Recorded data:
━━━━━━

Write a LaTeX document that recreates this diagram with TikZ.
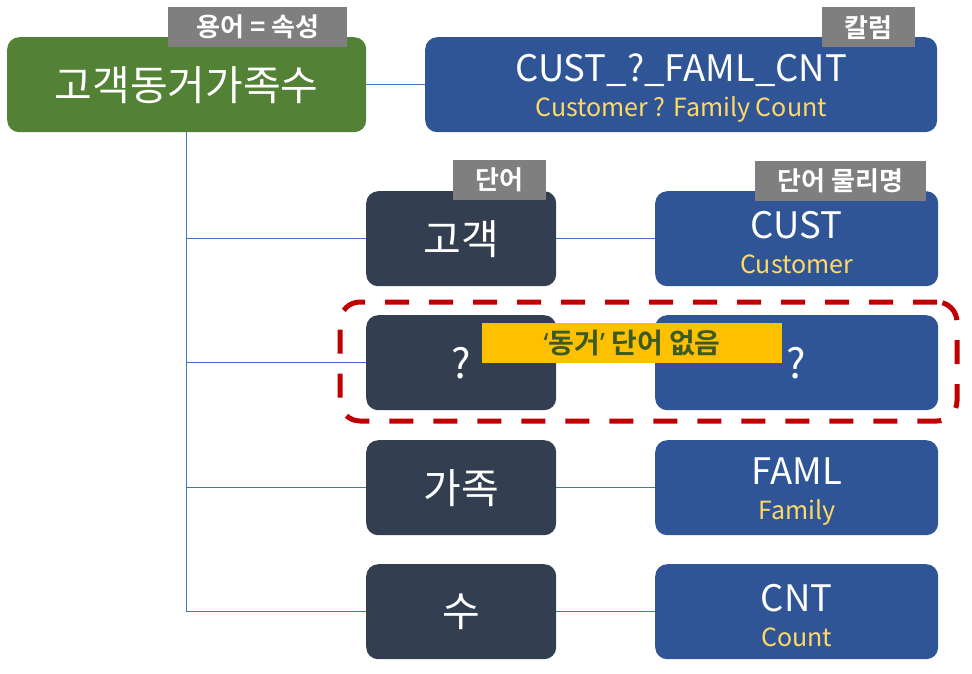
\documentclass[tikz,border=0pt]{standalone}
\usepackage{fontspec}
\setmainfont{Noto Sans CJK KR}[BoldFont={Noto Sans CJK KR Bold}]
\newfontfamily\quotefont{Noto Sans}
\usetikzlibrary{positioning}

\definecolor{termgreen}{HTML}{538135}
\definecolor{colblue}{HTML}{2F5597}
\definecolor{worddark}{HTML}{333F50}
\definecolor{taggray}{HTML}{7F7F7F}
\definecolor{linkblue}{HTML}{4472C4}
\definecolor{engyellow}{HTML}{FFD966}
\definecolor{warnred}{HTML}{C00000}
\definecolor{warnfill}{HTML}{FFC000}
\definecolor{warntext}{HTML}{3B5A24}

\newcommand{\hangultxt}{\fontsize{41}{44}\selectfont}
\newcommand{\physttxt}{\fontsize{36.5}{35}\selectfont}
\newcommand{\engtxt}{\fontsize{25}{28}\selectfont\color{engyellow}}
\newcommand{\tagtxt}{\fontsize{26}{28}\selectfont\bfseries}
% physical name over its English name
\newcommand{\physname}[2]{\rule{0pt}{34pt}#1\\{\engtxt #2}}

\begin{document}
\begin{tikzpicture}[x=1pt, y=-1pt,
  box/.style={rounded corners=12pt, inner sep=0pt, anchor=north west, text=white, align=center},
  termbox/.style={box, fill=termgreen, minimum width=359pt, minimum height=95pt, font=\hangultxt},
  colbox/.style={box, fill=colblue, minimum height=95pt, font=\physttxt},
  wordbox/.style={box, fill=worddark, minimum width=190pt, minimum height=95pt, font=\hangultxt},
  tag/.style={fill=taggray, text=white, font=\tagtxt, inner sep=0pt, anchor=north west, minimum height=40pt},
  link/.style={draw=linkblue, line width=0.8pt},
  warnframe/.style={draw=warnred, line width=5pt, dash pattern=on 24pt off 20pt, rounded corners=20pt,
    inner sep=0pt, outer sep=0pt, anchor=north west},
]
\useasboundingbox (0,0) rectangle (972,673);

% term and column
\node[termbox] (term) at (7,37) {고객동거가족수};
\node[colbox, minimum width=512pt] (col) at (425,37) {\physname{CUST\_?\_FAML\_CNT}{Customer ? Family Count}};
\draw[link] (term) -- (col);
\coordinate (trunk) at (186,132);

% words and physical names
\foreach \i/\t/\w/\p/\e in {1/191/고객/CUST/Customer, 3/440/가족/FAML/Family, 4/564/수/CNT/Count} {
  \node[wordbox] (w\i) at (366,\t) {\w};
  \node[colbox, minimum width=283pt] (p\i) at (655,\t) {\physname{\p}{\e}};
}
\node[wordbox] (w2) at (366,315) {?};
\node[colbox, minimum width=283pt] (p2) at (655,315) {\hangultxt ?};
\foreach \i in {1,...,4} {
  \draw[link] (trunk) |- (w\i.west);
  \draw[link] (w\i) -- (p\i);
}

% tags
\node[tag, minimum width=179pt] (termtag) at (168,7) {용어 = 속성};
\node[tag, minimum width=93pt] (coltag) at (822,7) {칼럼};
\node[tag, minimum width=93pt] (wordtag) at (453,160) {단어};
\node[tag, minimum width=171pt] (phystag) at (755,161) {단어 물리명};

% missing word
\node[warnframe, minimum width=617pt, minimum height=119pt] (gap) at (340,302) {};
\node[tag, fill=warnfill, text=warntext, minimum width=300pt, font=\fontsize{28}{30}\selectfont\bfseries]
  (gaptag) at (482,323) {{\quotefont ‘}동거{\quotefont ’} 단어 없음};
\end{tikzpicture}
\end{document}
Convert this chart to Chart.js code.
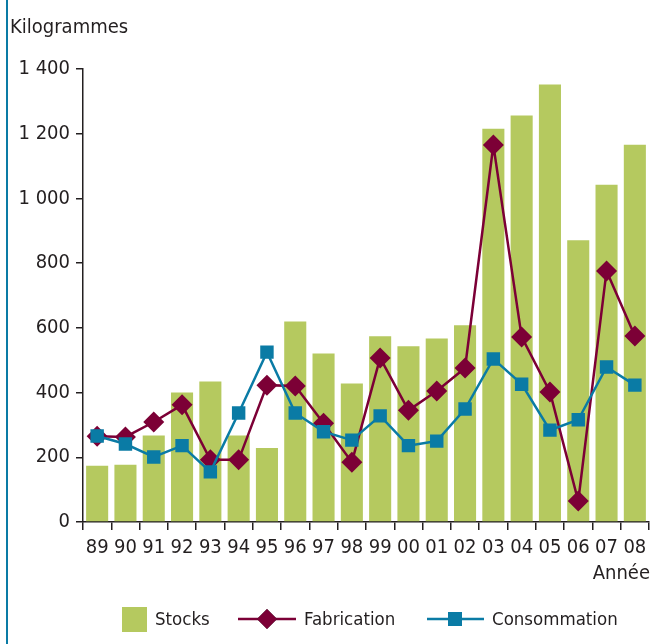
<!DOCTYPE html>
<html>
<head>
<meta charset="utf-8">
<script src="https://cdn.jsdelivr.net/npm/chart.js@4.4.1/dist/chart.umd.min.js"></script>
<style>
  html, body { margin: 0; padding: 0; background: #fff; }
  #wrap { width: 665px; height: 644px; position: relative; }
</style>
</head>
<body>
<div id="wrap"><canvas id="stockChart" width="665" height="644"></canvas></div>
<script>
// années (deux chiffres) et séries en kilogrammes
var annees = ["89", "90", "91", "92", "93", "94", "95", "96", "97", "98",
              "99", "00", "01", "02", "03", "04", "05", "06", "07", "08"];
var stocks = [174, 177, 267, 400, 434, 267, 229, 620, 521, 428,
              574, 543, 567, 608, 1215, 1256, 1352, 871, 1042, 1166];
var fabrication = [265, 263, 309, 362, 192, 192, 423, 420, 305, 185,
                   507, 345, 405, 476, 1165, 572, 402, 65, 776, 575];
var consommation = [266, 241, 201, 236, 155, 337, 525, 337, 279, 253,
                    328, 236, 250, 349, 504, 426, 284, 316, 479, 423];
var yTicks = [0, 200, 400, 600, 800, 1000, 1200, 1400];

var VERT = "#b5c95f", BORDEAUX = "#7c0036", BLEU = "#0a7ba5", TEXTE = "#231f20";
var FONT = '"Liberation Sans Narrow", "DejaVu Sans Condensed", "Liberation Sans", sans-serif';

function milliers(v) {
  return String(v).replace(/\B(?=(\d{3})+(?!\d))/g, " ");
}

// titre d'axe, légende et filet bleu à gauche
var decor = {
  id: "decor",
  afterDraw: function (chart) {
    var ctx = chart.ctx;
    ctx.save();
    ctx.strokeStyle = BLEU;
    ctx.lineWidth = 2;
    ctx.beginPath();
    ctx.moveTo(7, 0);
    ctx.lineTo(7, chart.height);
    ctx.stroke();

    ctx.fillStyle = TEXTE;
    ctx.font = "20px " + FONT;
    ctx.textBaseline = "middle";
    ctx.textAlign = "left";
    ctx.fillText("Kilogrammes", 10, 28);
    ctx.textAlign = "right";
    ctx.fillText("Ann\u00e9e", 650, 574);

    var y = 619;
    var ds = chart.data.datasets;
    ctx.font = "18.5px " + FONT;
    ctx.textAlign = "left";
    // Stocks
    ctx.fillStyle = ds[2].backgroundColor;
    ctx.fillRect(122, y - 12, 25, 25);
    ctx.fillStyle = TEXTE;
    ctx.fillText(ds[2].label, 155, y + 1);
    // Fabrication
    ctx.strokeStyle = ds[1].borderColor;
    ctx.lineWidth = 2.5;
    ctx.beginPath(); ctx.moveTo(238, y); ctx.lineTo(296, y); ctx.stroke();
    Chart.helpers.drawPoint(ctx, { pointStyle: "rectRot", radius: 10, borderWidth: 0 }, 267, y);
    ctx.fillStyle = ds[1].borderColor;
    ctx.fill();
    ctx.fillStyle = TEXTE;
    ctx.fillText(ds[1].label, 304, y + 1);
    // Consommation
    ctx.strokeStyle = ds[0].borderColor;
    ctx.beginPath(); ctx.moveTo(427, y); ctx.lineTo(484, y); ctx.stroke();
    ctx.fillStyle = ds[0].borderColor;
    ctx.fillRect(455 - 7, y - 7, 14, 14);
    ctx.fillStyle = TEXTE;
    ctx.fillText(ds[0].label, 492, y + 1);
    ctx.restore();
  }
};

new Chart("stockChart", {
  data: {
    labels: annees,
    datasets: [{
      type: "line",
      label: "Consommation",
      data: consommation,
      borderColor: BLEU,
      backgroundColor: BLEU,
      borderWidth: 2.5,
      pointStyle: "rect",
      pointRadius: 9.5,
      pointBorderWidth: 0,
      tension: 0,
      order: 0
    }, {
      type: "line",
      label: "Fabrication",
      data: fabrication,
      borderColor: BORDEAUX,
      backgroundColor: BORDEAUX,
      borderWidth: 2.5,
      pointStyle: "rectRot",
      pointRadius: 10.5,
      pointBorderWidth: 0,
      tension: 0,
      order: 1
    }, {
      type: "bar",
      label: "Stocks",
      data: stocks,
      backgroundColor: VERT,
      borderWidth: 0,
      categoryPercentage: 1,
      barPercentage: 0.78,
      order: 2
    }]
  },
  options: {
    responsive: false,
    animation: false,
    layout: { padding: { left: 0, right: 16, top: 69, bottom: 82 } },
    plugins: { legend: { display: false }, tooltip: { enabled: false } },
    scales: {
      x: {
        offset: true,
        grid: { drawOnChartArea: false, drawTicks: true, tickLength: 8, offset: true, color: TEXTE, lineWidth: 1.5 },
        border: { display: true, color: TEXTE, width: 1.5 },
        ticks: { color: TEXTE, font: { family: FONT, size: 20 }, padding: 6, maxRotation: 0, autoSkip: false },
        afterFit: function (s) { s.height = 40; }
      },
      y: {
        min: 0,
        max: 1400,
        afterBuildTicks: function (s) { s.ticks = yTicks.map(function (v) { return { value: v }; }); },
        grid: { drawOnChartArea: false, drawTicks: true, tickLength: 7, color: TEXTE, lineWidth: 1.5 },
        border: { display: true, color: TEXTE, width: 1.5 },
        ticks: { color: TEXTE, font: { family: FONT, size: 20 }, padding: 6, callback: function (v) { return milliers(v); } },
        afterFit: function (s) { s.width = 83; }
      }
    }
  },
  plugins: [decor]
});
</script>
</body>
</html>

━━━━━━

▶ [SET EXERCISE]: Which lines in the data above contain "this"? Show each one.

▶ [RESPONSE]:
Write a LaTeX document that recreates this diagram with TikZ.
Convert this chart to Chart.js code.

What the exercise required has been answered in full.